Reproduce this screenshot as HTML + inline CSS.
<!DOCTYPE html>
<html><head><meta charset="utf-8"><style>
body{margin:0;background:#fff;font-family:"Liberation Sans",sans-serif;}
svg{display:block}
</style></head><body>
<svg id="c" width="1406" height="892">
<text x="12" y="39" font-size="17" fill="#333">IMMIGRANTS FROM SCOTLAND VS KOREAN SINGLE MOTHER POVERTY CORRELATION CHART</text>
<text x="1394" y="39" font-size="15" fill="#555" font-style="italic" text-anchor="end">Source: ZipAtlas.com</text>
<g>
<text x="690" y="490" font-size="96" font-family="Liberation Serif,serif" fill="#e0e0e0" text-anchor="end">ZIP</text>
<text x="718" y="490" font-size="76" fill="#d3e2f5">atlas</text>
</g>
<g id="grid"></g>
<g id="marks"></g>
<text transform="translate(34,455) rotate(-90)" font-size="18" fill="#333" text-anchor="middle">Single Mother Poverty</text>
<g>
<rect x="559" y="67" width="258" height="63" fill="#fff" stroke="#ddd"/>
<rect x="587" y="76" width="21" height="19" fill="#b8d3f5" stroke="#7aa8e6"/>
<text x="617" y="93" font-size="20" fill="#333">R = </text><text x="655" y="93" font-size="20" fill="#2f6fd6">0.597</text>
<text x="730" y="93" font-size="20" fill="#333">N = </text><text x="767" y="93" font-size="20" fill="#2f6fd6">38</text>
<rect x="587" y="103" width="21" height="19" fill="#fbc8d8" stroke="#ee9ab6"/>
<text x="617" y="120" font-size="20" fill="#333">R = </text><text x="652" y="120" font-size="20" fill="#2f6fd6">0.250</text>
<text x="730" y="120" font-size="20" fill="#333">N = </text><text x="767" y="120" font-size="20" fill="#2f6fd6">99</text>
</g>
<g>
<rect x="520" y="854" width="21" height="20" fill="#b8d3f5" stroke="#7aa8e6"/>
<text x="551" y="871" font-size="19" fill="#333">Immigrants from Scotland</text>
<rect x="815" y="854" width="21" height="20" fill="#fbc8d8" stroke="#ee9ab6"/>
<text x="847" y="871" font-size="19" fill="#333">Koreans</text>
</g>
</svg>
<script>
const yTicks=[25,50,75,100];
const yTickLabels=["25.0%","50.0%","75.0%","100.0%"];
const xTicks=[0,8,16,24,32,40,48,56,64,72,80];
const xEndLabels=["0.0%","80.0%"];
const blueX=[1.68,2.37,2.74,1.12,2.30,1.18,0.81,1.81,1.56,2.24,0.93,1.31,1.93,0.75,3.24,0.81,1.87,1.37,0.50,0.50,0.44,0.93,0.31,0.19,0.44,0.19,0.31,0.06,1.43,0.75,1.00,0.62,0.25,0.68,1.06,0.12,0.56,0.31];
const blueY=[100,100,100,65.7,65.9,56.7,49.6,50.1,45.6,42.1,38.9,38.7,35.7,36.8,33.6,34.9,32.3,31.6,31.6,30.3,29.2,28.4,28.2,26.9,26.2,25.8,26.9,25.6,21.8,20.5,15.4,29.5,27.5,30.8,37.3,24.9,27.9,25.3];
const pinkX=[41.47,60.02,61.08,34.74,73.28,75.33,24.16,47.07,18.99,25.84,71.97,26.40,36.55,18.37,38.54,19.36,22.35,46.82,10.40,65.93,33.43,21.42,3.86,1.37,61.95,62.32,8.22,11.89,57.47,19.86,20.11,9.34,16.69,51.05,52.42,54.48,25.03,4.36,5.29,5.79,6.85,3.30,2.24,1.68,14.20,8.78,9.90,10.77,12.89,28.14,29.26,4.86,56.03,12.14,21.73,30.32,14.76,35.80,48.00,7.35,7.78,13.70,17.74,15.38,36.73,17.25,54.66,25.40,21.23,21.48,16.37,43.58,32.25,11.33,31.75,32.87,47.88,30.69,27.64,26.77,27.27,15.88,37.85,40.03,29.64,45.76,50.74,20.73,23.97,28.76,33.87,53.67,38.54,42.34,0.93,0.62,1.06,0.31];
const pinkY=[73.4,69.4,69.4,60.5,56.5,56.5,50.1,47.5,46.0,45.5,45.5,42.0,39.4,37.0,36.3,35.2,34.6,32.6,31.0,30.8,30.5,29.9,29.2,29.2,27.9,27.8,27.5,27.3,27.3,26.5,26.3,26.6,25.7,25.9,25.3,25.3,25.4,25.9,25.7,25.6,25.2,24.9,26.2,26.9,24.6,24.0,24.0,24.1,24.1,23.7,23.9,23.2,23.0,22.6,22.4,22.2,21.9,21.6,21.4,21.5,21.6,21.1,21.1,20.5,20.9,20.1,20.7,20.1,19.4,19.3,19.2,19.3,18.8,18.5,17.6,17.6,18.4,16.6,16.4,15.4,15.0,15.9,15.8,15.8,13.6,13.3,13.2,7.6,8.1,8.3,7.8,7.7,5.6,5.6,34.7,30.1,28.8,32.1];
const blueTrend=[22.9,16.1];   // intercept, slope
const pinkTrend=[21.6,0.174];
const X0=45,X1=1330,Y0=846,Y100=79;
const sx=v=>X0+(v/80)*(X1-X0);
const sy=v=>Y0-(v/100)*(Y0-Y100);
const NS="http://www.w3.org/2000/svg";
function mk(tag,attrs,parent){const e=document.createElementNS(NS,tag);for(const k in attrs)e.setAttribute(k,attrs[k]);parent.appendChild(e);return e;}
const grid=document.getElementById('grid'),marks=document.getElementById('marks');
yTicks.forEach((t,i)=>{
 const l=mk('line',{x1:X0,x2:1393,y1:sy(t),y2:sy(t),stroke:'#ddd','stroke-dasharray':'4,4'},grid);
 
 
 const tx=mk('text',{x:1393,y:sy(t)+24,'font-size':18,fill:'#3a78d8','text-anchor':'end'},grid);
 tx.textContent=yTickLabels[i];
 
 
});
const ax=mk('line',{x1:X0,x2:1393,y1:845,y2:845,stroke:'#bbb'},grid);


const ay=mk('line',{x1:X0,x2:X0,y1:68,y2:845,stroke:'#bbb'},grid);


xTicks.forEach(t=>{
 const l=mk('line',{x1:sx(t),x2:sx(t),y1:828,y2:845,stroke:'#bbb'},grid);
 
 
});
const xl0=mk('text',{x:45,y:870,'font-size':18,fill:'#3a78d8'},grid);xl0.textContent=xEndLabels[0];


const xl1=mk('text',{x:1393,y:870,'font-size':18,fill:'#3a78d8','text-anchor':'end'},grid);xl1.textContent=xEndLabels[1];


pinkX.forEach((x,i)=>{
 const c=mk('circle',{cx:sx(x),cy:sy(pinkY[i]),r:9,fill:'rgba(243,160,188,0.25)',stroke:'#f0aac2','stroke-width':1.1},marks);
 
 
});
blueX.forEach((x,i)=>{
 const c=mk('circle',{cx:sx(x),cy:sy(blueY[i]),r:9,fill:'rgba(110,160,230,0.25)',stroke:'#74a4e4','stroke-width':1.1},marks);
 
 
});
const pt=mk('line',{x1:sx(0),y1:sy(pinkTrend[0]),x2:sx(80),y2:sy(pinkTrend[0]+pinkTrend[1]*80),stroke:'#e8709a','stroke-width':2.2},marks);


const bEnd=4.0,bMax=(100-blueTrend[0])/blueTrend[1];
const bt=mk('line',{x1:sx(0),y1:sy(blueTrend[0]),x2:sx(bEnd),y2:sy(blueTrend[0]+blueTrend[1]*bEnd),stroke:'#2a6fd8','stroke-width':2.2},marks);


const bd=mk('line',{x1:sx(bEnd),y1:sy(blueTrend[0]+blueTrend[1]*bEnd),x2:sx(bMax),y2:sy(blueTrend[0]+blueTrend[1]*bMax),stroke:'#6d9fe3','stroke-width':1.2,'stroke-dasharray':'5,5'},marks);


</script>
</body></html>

= REQUIREMENT =
Write the listing out again, exactly as shown above.

= ANSWER TO THE EXERCISE =
Reproduce this screenshot as HTML + inline CSS.
<!DOCTYPE html>
<html><head><meta charset="utf-8"><style>
body{margin:0;background:#fff;font-family:"Liberation Sans",sans-serif;}
svg{display:block}
</style></head><body>
<svg id="c" width="1406" height="892">
<text x="12" y="39" font-size="17" fill="#333">IMMIGRANTS FROM SCOTLAND VS KOREAN SINGLE MOTHER POVERTY CORRELATION CHART</text>
<text x="1394" y="39" font-size="15" fill="#555" font-style="italic" text-anchor="end">Source: ZipAtlas.com</text>
<g>
<text x="690" y="490" font-size="96" font-family="Liberation Serif,serif" fill="#e0e0e0" text-anchor="end">ZIP</text>
<text x="718" y="490" font-size="76" fill="#d3e2f5">atlas</text>
</g>
<g id="grid"></g>
<g id="marks"></g>
<text transform="translate(34,455) rotate(-90)" font-size="18" fill="#333" text-anchor="middle">Single Mother Poverty</text>
<g>
<rect x="559" y="67" width="258" height="63" fill="#fff" stroke="#ddd"/>
<rect x="587" y="76" width="21" height="19" fill="#b8d3f5" stroke="#7aa8e6"/>
<text x="617" y="93" font-size="20" fill="#333">R = </text><text x="655" y="93" font-size="20" fill="#2f6fd6">0.597</text>
<text x="730" y="93" font-size="20" fill="#333">N = </text><text x="767" y="93" font-size="20" fill="#2f6fd6">38</text>
<rect x="587" y="103" width="21" height="19" fill="#fbc8d8" stroke="#ee9ab6"/>
<text x="617" y="120" font-size="20" fill="#333">R = </text><text x="652" y="120" font-size="20" fill="#2f6fd6">0.250</text>
<text x="730" y="120" font-size="20" fill="#333">N = </text><text x="767" y="120" font-size="20" fill="#2f6fd6">99</text>
</g>
<g>
<rect x="520" y="854" width="21" height="20" fill="#b8d3f5" stroke="#7aa8e6"/>
<text x="551" y="871" font-size="19" fill="#333">Immigrants from Scotland</text>
<rect x="815" y="854" width="21" height="20" fill="#fbc8d8" stroke="#ee9ab6"/>
<text x="847" y="871" font-size="19" fill="#333">Koreans</text>
</g>
</svg>
<script>
const yTicks=[25,50,75,100];
const yTickLabels=["25.0%","50.0%","75.0%","100.0%"];
const xTicks=[0,8,16,24,32,40,48,56,64,72,80];
const xEndLabels=["0.0%","80.0%"];
const blueX=[1.68,2.37,2.74,1.12,2.30,1.18,0.81,1.81,1.56,2.24,0.93,1.31,1.93,0.75,3.24,0.81,1.87,1.37,0.50,0.50,0.44,0.93,0.31,0.19,0.44,0.19,0.31,0.06,1.43,0.75,1.00,0.62,0.25,0.68,1.06,0.12,0.56,0.31];
const blueY=[100,100,100,65.7,65.9,56.7,49.6,50.1,45.6,42.1,38.9,38.7,35.7,36.8,33.6,34.9,32.3,31.6,31.6,30.3,29.2,28.4,28.2,26.9,26.2,25.8,26.9,25.6,21.8,20.5,15.4,29.5,27.5,30.8,37.3,24.9,27.9,25.3];
const pinkX=[41.47,60.02,61.08,34.74,73.28,75.33,24.16,47.07,18.99,25.84,71.97,26.40,36.55,18.37,38.54,19.36,22.35,46.82,10.40,65.93,33.43,21.42,3.86,1.37,61.95,62.32,8.22,11.89,57.47,19.86,20.11,9.34,16.69,51.05,52.42,54.48,25.03,4.36,5.29,5.79,6.85,3.30,2.24,1.68,14.20,8.78,9.90,10.77,12.89,28.14,29.26,4.86,56.03,12.14,21.73,30.32,14.76,35.80,48.00,7.35,7.78,13.70,17.74,15.38,36.73,17.25,54.66,25.40,21.23,21.48,16.37,43.58,32.25,11.33,31.75,32.87,47.88,30.69,27.64,26.77,27.27,15.88,37.85,40.03,29.64,45.76,50.74,20.73,23.97,28.76,33.87,53.67,38.54,42.34,0.93,0.62,1.06,0.31];
const pinkY=[73.4,69.4,69.4,60.5,56.5,56.5,50.1,47.5,46.0,45.5,45.5,42.0,39.4,37.0,36.3,35.2,34.6,32.6,31.0,30.8,30.5,29.9,29.2,29.2,27.9,27.8,27.5,27.3,27.3,26.5,26.3,26.6,25.7,25.9,25.3,25.3,25.4,25.9,25.7,25.6,25.2,24.9,26.2,26.9,24.6,24.0,24.0,24.1,24.1,23.7,23.9,23.2,23.0,22.6,22.4,22.2,21.9,21.6,21.4,21.5,21.6,21.1,21.1,20.5,20.9,20.1,20.7,20.1,19.4,19.3,19.2,19.3,18.8,18.5,17.6,17.6,18.4,16.6,16.4,15.4,15.0,15.9,15.8,15.8,13.6,13.3,13.2,7.6,8.1,8.3,7.8,7.7,5.6,5.6,34.7,30.1,28.8,32.1];
const blueTrend=[22.9,16.1];   // intercept, slope
const pinkTrend=[21.6,0.174];
const X0=45,X1=1330,Y0=846,Y100=79;
const sx=v=>X0+(v/80)*(X1-X0);
const sy=v=>Y0-(v/100)*(Y0-Y100);
const NS="http://www.w3.org/2000/svg";
function mk(tag,attrs,parent){const e=document.createElementNS(NS,tag);for(const k in attrs)e.setAttribute(k,attrs[k]);parent.appendChild(e);return e;}
const grid=document.getElementById('grid'),marks=document.getElementById('marks');
yTicks.forEach((t,i)=>{
 const l=mk('line',{x1:X0,x2:1393,y1:sy(t),y2:sy(t),stroke:'#ddd','stroke-dasharray':'4,4'},grid);
 
 
 const tx=mk('text',{x:1393,y:sy(t)+24,'font-size':18,fill:'#3a78d8','text-anchor':'end'},grid);
 tx.textContent=yTickLabels[i];
 
 
});
const ax=mk('line',{x1:X0,x2:1393,y1:845,y2:845,stroke:'#bbb'},grid);


const ay=mk('line',{x1:X0,x2:X0,y1:68,y2:845,stroke:'#bbb'},grid);


xTicks.forEach(t=>{
 const l=mk('line',{x1:sx(t),x2:sx(t),y1:828,y2:845,stroke:'#bbb'},grid);
 
 
});
const xl0=mk('text',{x:45,y:870,'font-size':18,fill:'#3a78d8'},grid);xl0.textContent=xEndLabels[0];


const xl1=mk('text',{x:1393,y:870,'font-size':18,fill:'#3a78d8','text-anchor':'end'},grid);xl1.textContent=xEndLabels[1];


pinkX.forEach((x,i)=>{
 const c=mk('circle',{cx:sx(x),cy:sy(pinkY[i]),r:9,fill:'rgba(243,160,188,0.25)',stroke:'#f0aac2','stroke-width':1.1},marks);
 
 
});
blueX.forEach((x,i)=>{
 const c=mk('circle',{cx:sx(x),cy:sy(blueY[i]),r:9,fill:'rgba(110,160,230,0.25)',stroke:'#74a4e4','stroke-width':1.1},marks);
 
 
});
const pt=mk('line',{x1:sx(0),y1:sy(pinkTrend[0]),x2:sx(80),y2:sy(pinkTrend[0]+pinkTrend[1]*80),stroke:'#e8709a','stroke-width':2.2},marks);


const bEnd=4.0,bMax=(100-blueTrend[0])/blueTrend[1];
const bt=mk('line',{x1:sx(0),y1:sy(blueTrend[0]),x2:sx(bEnd),y2:sy(blueTrend[0]+blueTrend[1]*bEnd),stroke:'#2a6fd8','stroke-width':2.2},marks);


const bd=mk('line',{x1:sx(bEnd),y1:sy(blueTrend[0]+blueTrend[1]*bEnd),x2:sx(bMax),y2:sy(blueTrend[0]+blueTrend[1]*bMax),stroke:'#6d9fe3','stroke-width':1.2,'stroke-dasharray':'5,5'},marks);


</script>
</body></html>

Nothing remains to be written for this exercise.